Aim
Check every line below for the word "this" and show those that hold it.

Task data
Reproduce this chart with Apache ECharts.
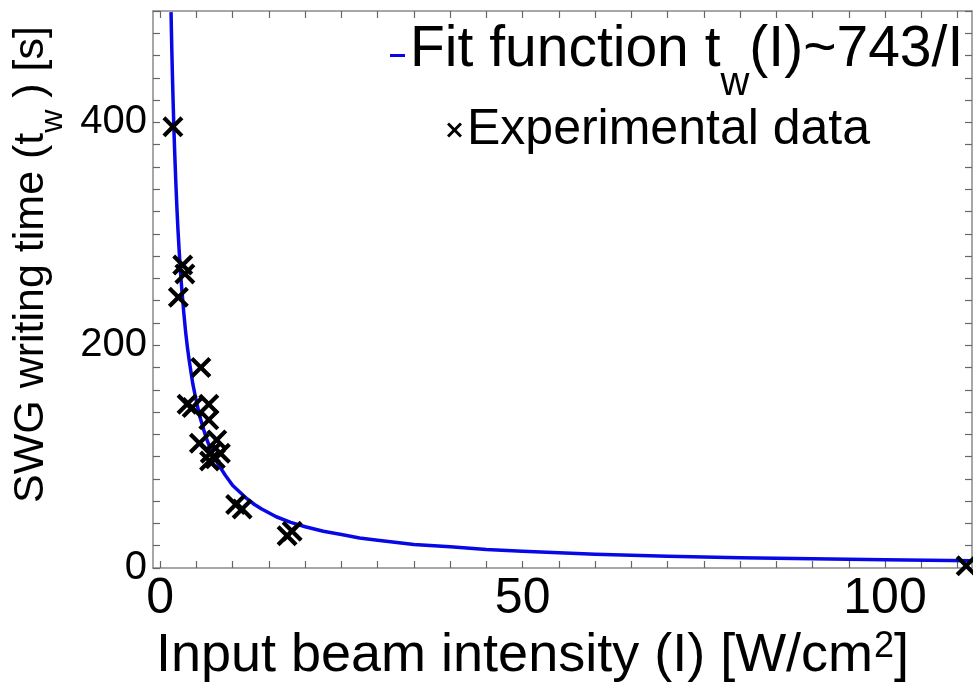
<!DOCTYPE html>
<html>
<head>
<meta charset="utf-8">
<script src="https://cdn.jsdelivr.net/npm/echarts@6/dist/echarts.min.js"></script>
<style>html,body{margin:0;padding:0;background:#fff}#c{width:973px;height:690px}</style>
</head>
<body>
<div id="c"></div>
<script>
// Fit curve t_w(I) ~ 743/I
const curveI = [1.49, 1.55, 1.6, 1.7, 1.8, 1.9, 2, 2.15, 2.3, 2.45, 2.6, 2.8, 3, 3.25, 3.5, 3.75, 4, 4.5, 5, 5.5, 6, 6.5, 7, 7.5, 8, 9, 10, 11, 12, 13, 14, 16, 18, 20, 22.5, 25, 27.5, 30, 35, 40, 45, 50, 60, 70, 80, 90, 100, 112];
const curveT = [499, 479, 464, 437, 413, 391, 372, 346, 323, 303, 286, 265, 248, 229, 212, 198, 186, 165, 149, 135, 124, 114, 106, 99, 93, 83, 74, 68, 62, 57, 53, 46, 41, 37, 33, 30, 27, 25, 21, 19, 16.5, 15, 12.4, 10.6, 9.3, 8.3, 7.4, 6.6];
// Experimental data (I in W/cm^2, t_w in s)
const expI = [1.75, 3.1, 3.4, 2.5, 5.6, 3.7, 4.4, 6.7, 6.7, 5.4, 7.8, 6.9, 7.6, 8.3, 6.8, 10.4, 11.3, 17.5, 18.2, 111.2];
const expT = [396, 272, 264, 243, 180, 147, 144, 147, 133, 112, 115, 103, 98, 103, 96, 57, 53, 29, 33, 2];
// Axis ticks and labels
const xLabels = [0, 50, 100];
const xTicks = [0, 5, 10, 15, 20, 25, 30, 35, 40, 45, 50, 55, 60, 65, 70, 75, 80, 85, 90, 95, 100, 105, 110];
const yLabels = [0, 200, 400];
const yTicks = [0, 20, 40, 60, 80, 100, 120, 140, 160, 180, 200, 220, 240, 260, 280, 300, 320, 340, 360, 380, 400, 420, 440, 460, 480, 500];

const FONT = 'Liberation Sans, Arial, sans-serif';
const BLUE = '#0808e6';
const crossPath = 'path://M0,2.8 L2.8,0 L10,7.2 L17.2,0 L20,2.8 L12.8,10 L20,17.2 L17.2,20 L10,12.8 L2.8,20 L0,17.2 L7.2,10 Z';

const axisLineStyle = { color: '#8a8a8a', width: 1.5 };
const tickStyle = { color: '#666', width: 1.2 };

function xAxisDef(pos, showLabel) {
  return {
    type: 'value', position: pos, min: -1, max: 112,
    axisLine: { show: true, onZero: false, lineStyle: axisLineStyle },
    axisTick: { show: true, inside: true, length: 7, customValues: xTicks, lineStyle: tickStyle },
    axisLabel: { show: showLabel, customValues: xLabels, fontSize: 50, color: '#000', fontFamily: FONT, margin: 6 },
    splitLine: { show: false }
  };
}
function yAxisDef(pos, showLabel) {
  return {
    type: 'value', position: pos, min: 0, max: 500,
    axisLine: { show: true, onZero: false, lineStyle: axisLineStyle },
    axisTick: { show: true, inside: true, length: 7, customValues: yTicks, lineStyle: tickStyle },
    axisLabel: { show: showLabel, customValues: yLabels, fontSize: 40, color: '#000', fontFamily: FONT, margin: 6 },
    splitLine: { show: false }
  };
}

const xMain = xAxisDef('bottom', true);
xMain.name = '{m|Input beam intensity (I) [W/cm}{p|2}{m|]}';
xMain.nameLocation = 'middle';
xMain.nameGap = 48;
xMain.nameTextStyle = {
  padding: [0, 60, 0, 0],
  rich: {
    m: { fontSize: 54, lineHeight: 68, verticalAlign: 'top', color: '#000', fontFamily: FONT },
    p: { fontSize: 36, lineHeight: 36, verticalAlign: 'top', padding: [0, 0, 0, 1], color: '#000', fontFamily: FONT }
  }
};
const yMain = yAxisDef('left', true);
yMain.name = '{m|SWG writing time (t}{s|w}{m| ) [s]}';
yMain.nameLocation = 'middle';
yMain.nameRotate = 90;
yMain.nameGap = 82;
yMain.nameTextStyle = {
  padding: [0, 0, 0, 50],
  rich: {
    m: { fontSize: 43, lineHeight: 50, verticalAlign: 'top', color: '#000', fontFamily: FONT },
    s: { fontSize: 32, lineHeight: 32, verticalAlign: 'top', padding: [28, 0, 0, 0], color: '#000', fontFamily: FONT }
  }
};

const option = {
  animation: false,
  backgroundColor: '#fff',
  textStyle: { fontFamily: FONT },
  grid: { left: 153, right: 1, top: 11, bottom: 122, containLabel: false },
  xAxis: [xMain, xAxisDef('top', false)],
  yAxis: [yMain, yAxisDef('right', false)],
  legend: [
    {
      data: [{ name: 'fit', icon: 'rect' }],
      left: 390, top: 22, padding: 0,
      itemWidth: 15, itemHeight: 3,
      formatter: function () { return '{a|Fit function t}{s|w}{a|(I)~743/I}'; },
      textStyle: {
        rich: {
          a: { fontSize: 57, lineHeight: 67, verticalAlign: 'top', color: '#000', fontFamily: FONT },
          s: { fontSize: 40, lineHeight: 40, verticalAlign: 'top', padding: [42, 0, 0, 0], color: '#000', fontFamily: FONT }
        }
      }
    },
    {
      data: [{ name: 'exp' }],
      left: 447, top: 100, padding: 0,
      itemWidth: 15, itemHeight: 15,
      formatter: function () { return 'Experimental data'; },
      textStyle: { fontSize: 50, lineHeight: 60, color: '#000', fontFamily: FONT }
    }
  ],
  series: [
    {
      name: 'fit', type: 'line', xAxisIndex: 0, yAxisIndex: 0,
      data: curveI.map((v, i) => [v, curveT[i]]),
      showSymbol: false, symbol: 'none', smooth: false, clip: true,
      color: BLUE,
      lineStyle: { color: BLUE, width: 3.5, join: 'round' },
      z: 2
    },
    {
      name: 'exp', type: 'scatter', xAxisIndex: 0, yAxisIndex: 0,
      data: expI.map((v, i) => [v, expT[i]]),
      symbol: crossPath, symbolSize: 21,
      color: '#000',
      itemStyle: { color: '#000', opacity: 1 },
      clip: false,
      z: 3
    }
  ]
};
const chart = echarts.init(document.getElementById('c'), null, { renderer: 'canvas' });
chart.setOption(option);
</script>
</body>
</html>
--
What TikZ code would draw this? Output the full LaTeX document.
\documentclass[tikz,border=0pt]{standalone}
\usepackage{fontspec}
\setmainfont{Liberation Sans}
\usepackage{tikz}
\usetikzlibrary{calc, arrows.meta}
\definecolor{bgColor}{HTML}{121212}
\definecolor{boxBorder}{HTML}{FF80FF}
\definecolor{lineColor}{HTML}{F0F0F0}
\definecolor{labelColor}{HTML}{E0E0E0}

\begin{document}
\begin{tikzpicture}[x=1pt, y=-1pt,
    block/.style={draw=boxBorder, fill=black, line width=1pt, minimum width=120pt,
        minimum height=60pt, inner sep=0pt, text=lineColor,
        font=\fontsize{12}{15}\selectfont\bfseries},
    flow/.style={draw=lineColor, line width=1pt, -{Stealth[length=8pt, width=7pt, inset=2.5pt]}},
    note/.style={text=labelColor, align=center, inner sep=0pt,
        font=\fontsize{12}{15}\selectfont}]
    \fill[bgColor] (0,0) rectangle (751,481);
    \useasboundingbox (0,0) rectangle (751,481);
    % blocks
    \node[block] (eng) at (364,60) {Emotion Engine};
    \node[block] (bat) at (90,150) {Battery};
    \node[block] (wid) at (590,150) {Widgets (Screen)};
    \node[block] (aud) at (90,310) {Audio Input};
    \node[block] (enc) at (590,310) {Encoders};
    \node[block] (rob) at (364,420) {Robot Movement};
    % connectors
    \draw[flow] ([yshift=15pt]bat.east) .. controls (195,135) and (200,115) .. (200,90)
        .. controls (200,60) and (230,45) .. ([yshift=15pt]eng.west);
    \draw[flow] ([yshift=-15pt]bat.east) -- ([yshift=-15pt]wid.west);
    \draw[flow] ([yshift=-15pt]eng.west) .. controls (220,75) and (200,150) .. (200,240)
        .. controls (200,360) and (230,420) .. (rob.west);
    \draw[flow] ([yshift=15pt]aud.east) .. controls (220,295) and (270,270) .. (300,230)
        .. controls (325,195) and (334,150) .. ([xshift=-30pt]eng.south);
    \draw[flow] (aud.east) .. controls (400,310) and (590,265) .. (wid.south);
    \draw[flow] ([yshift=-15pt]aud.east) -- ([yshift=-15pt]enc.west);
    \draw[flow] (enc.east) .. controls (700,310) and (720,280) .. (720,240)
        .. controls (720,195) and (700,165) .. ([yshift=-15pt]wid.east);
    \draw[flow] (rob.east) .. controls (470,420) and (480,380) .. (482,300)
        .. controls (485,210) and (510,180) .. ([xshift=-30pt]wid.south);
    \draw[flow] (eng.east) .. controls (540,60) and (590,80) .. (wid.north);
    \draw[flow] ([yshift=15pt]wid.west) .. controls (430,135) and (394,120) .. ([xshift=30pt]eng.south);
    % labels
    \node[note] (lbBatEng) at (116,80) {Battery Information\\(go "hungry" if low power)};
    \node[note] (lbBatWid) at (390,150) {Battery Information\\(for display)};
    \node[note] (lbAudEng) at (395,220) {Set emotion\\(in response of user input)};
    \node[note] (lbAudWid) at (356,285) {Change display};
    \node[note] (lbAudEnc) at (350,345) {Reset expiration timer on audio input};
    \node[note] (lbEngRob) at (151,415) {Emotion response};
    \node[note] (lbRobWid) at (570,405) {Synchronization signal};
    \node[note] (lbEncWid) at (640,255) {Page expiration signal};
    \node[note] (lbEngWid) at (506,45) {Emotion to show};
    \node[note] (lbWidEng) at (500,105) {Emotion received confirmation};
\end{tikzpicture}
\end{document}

Exercise response
Reproduce this chart with Apache ECharts.
What TikZ code would draw this? Output the full LaTeX document.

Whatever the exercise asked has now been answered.